Man finds 56-pound mushroom in Missouri

? The mushroom Ty Whitmore found on a relative’s farm near the northwest Missouri community of Maysville this week tipped the scales at 56 pounds – and that was only part of it.

Whitmore, 19, of Kansas City, was cutting firewood Monday when he saw the orange and yellow mushroom growing from the base of a maple tree. He cut it off with a saw and said the biggest half of it fell into a creek.

“I wanted to see if I had a world record,” said Whitmore. “It was so heavy, and I was trying to carry it without damaging it, which was hard because I had to wade across creeks, and the brush in the woods was hitting it.”

Whitmore got it to his pickup truck, half a mile away, and had it weighed at a Maysville grocery store. He did some checking on the Internet and determined the big fungus was a sulfur shelf mushroom.

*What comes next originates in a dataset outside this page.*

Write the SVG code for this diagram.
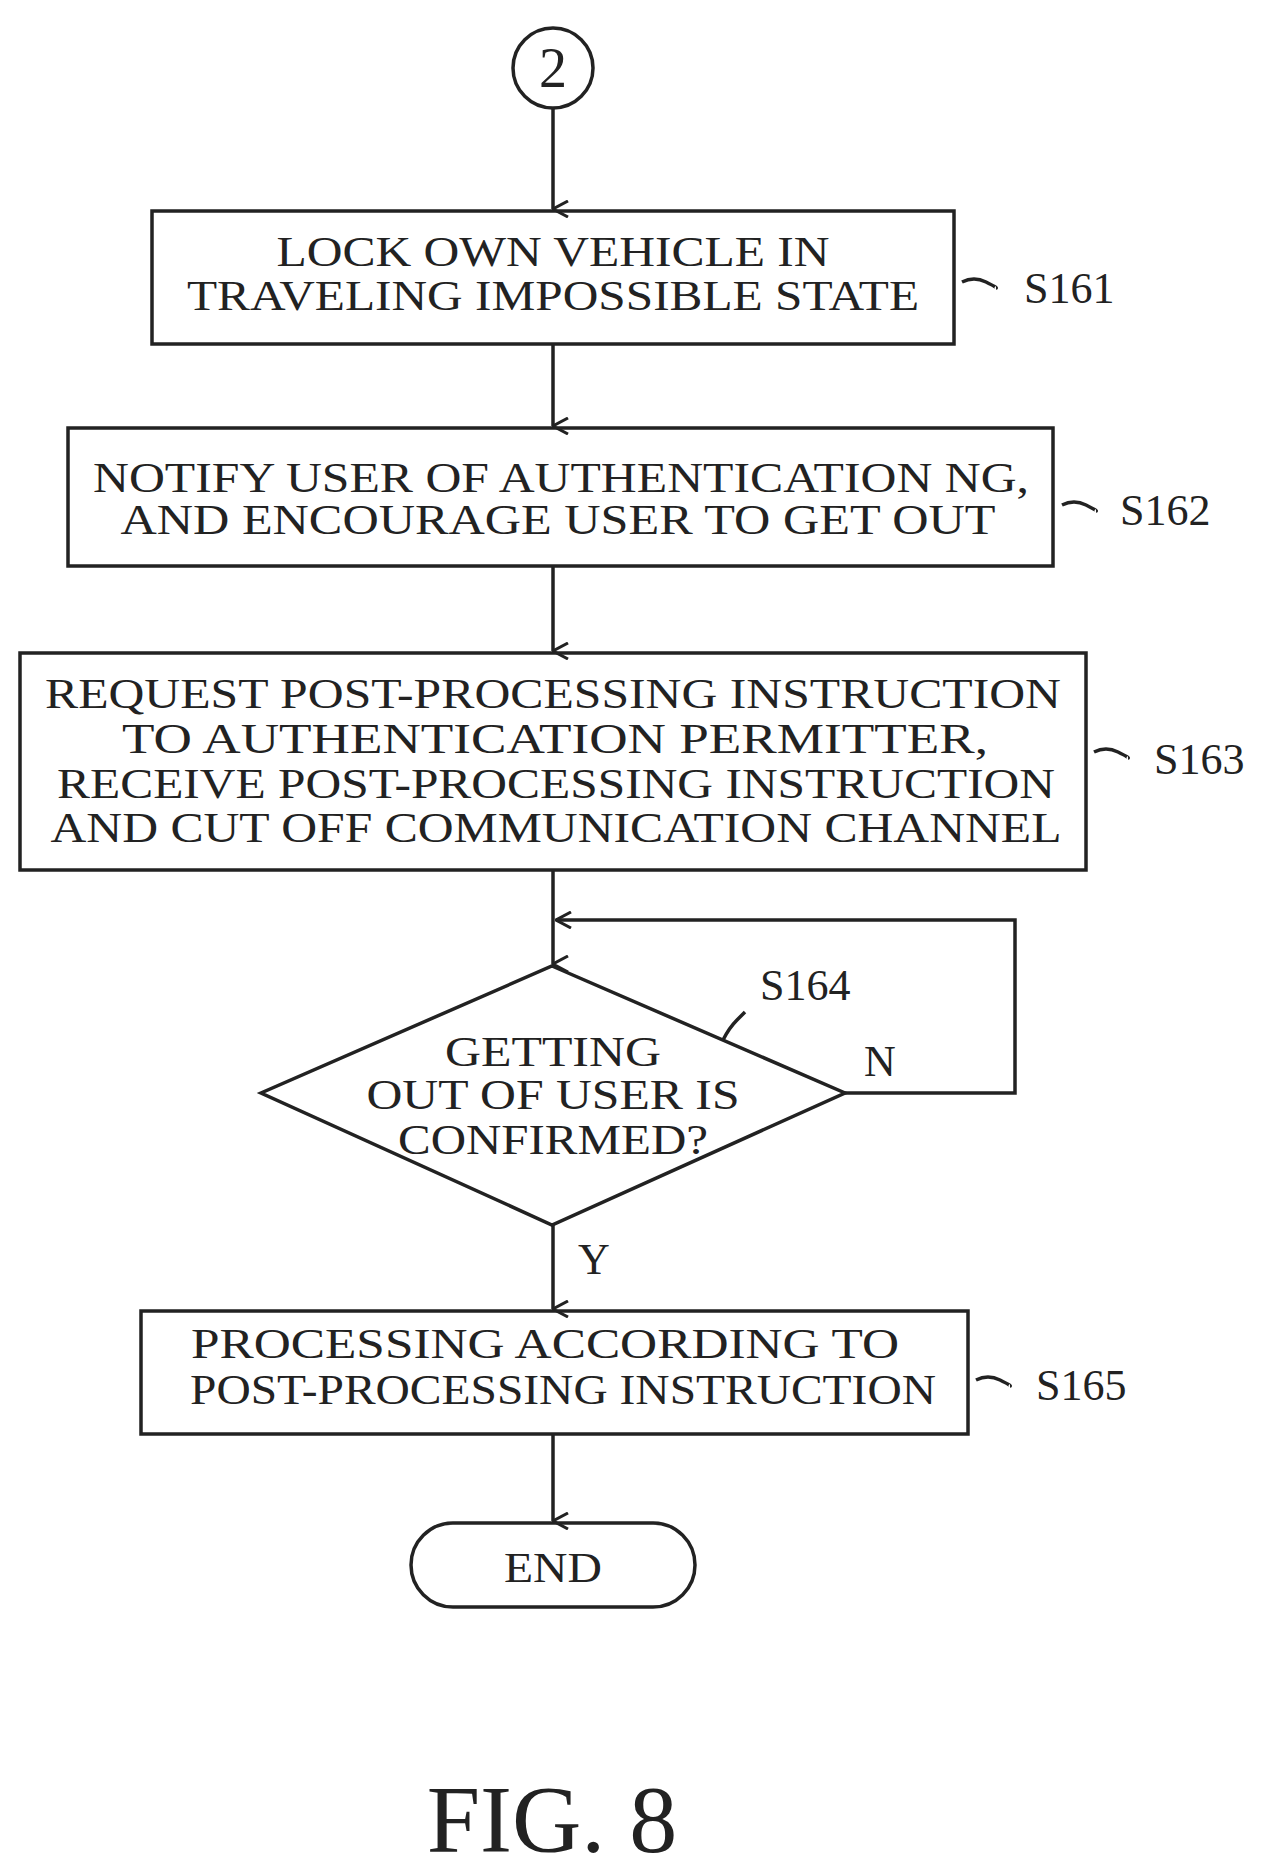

Its scientific name is Laetiporus sulphureus, and it’s commonly referred to as the “chicken of the woods” for its good eating qualities.

“I hunt and fish, but this is the best thing I ever got, a real trophy,” Whitmore said.

On the Internet, the Guinness World Records lists the largest edible fungi as a giant puffball weighing 48 pounds, 8 ounces.

James W. Kimbrough, an expert on molds, mildews and mushrooms at the University of Florida, said reference books list the biggest sulfur shelf mushroom as being about 20 inches wide.

While experts say it’s doubtful anyone has a reliable record book for individual mushroom species, Kimbrough said the one Whitmore discovered has “got to be among the largest ever found in North America.”

Harold Burdsall, a retired U.S. Forest Service fungus expert in Madison, Wis., says sulfur shelf mushrooms taste great, with a firm texture and plenty of flavor.

“If there are two wild mushrooms on the table, I’d always take that one, even over morels,” he said.